Mrs Voorhees, after revealing she met the Mr when a stewardess, delivers the line "Look around you!" while doing the exit pointing-out hand gestures.

Happy to find a new show where I have to pause it from laughing so hard. Thanks Mefi!
posted by travertina at 6:58 PM on March 15, 2015


My favorite lines:
"I'm proficient in WordPerfect"
"What? Who are you? I wasn't rapping."
"A scrunchie that's also a wallet?"
Japan Perv Co.
"These people have so many towels and you're not allowed to use ANY of them!"
posted by sweetmarie at 12:24 PM on March 17, 2015 [2 favorites]


Please tell me that Lillian is Jacqueline's long-lost mother. The Carol Kane-Jane Krakowski thing is RIGHT THERE.
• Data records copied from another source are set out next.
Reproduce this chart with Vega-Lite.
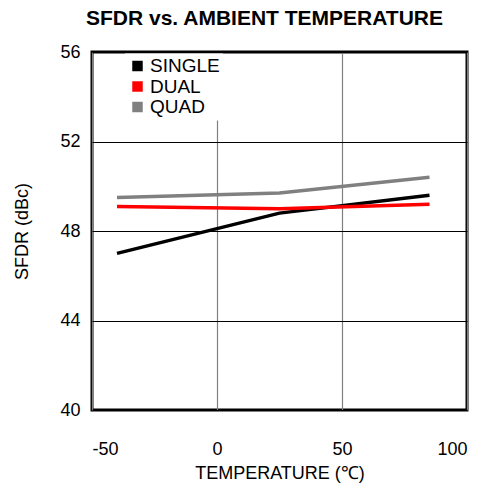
{
  "$schema": "https://vega.github.io/schema/vega-lite/v6.json",
  "width": 375,
  "height": 358,
  "autosize": "none",
  "padding": {"left": 92, "top": 52, "right": 20, "bottom": 73},
  "background": "white",
  "title": {"text": "SFDR vs. AMBIENT TEMPERATURE", "font": "Liberation Sans", "fontSize": 21, "fontWeight": "bold", "color": "black", "offset": 14, "anchor": "middle", "dx": -15},
  "config": {
    "view": {"stroke": "black", "strokeWidth": 3},
    "font": "Liberation Sans"
  },
  "data": {"values": [
    {"temp": -40, "sfdr": 47.0, "mode": "SINGLE"},
    {"temp": 25, "sfdr": 48.8, "mode": "SINGLE"},
    {"temp": 85, "sfdr": 49.6, "mode": "SINGLE"},
    {"temp": -40, "sfdr": 49.1, "mode": "DUAL"},
    {"temp": 25, "sfdr": 49.0, "mode": "DUAL"},
    {"temp": 85, "sfdr": 49.2, "mode": "DUAL"},
    {"temp": -40, "sfdr": 49.5, "mode": "QUAD"},
    {"temp": 25, "sfdr": 49.7, "mode": "QUAD"},
    {"temp": 85, "sfdr": 50.4, "mode": "QUAD"}
  ]},
  "layer": [
    {
      "mark": {"type": "line", "strokeWidth": 3.5},
      "encoding": {
        "x": {"field": "temp", "type": "quantitative", "scale": {"domain": [-50, 100], "nice": false},
          "axis": {"values": [-50, 0, 50, 100], "labelExpr": "toString(datum.value)", "title": "TEMPERATURE (℃)", "titleFont": "Liberation Sans", "titleFontSize": 18, "titleFontWeight": "normal", "titleColor": "black", "titlePadding": 6,
            "labelFont": "Liberation Sans", "labelFontSize": 18, "labelColor": "black", "labelPadding": 30, "ticks": false, "domain": false,
            "grid": true, "gridColor": "#808080", "gridWidth": 1.2, "gridOpacity": 1}},
        "y": {"field": "sfdr", "type": "quantitative", "scale": {"domain": [40, 56], "nice": false},
          "axis": {"values": [40, 44, 48, 52, 56], "title": "SFDR (dBc)", "titleFont": "Liberation Sans", "titleFontSize": 18, "titleFontWeight": "normal", "titleColor": "black", "titlePadding": 28,
            "labelFont": "Liberation Sans", "labelFontSize": 18, "labelColor": "black", "labelPadding": 12, "ticks": false, "domain": false,
            "grid": true, "gridColor": "black", "gridWidth": 1.2, "gridOpacity": 1}},
        "color": {"field": "mode", "type": "nominal",
          "scale": {"domain": ["SINGLE", "DUAL", "QUAD"], "range": ["black", "#ff0000", "#808080"]},
          "legend": {"title": null, "orient": "none", "legendX": 33, "legendY": 1.5, "fillColor": "white", "padding": 3,
            "symbolType": "square", "symbolSize": 110, "symbolStrokeWidth": 0, "symbolOpacity": 1,
            "labelFont": "Liberation Sans", "labelFontSize": 19, "labelColor": "black", "labelOffset": 3, "rowPadding": 0.5,
            "encode": {"symbols": {"update": {"fill": {"scale": "color", "field": "value"}, "shape": {"value": "square"}, "size": {"value": 110}, "strokeWidth": {"value": 0}, "opacity": {"value": 1}}}}}}
      }
    }
  ]
}
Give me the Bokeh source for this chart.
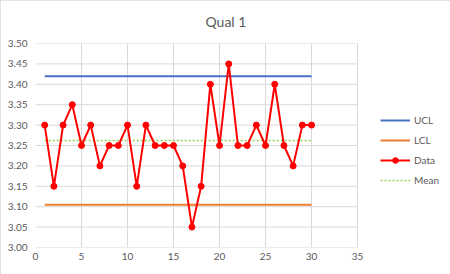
from bokeh.plotting import figure
from bokeh.models import Range1d, FixedTicker, NumeralTickFormatter, Legend, LegendItem
from bokeh.embed import file_html
from bokeh.resources import INLINE

# Data
sample = list(range(1, 31))
values = [3.30, 3.15, 3.30, 3.35, 3.25, 3.30, 3.20, 3.25, 3.25, 3.30,
          3.15, 3.30, 3.25, 3.25, 3.25, 3.20, 3.05, 3.15, 3.40, 3.25,
          3.45, 3.25, 3.25, 3.30, 3.25, 3.40, 3.25, 3.20, 3.30, 3.30]
ucl = 3.42
lcl = 3.105
mean = 3.262
x_ticks = [0, 5, 10, 15, 20, 25, 30, 35]
y_ticks = [3.00, 3.05, 3.10, 3.15, 3.20, 3.25, 3.30, 3.35, 3.40, 3.45, 3.50]
x_axis_min, x_axis_max = 0, 35

FONT = "Lato"
GRAY = "#595959"
GRID = "#d9d9d9"

# frame extends to the right edge so the legend (drawn in the frame) is visible;
# the visible axis area is 0..35, the rest of the range is legend space
p = figure(width=450, height=274, output_backend="svg", toolbar_location=None,
           x_range=Range1d(0, 45.1), y_range=Range1d(3.0, 3.5),
           min_border_left=35, min_border_right=0, min_border_top=43, min_border_bottom=27)
p.title.text = "Qual 1"
p.title.align = "left"
p.title.offset = 170
p.title.vertical_align = "top"
p.title.standoff = 24
p.title.text_font = FONT
p.title.text_font_size = "14px"
p.title.text_font_style = "normal"
p.title.text_color = GRAY
p.outline_line_color = None
p.styles = {"outline": "1px solid #d9d9d9", "outline-offset": "-1px"}

for ax in (p.xaxis[0], p.yaxis[0]):
    ax.axis_line_color = None
    ax.major_tick_in = 0
    ax.major_tick_out = 0
    ax.minor_tick_in = 0
    ax.minor_tick_out = 0
    ax.major_label_text_font = FONT
    ax.major_label_text_font_size = "10px"
    ax.major_label_text_color = GRAY
p.xaxis.ticker = FixedTicker(ticks=x_ticks)
p.yaxis.ticker = FixedTicker(ticks=y_ticks)
p.yaxis.formatter = NumeralTickFormatter(format="0.00")
p.yaxis.major_label_standoff = 8
p.xaxis.major_label_standoff = 5
p.xgrid.ticker = FixedTicker(ticks=x_ticks)
p.xgrid.grid_line_color = GRID
p.ygrid.grid_line_color = None
# horizontal gridlines limited to the 0..35 axis span
p.segment(x0=[x_axis_min] * len(y_ticks), x1=[x_axis_max] * len(y_ticks),
          y0=y_ticks, y1=y_ticks, line_color=GRID, line_width=1)

x0, x1 = sample[0], sample[-1]
r_ucl = p.line([x0, x1], [ucl, ucl], line_color="#4472C4", line_width=2)
r_lcl = p.line([x0, x1], [lcl, lcl], line_color="#ED7D31", line_width=2)
r_mean = p.line([x0, x1], [mean, mean], line_color="#92D050", line_width=1.5, line_dash="2 2")
r_data = p.line(sample, values, line_color="#FF0000", line_width=2)
r_pts = p.scatter(sample, values, size=6, fill_color="#FF0000", line_color="#FF0000")

legend = Legend(items=[
    LegendItem(label="UCL", renderers=[r_ucl]),
    LegendItem(label="LCL", renderers=[r_lcl]),
    LegendItem(label="Data", renderers=[r_data, r_pts]),
    LegendItem(label="Mean", renderers=[r_mean]),
], location=(345, 60))
legend.glyph_width = 30
legend.glyph_height = 14
legend.label_height = 14
legend.label_standoff = 4
legend.spacing = 6
legend.padding = 0
legend.margin = 0
legend.border_line_color = None
legend.background_fill_alpha = 0
legend.label_text_font = FONT
legend.label_text_font_size = "10px"
legend.label_text_color = GRAY
p.add_layout(legend, "center")

open("out.html", "w").write(file_html(p, INLINE))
I was a little hesitant about the stereotypical gay gayness of Titus at first. But then I kept going and liked the backstory that they gave him, and how they fleshed out his character. And, really, when he's played by Tituss Burgess, how could he not be fabulous in every way? I couldn't remember where I'd seen him before until he let loose with that voice, and now I have Meadowlark stuck in my head again damn you and your soaring vocals
posted by St. Hubbins at 12:00 PM on March 19, 2015


Oh god, on rewatch, Jacqueline is filling Abattoir's water dish with lemon-lime water. Noooooooooo...
posted by angeline at 2:11 PM on March 21, 2015 [2 favorites]


It's okay. The anus is just decorative.
posted by St. Hubbins at 2:45 PM on March 21, 2015 [1 favorite]


lemon-lime water. Noooooooooo...

Wasn't it cucumber water?
posted by porpoise at 12:54 AM on March 22, 2015


I swear it looked like lemons. OH NO I HAVE TO WATCH IT AGAIN heeeee
posted by angeline at 7:01 AM on March 22, 2015


There are definitely lemons in that pitcher.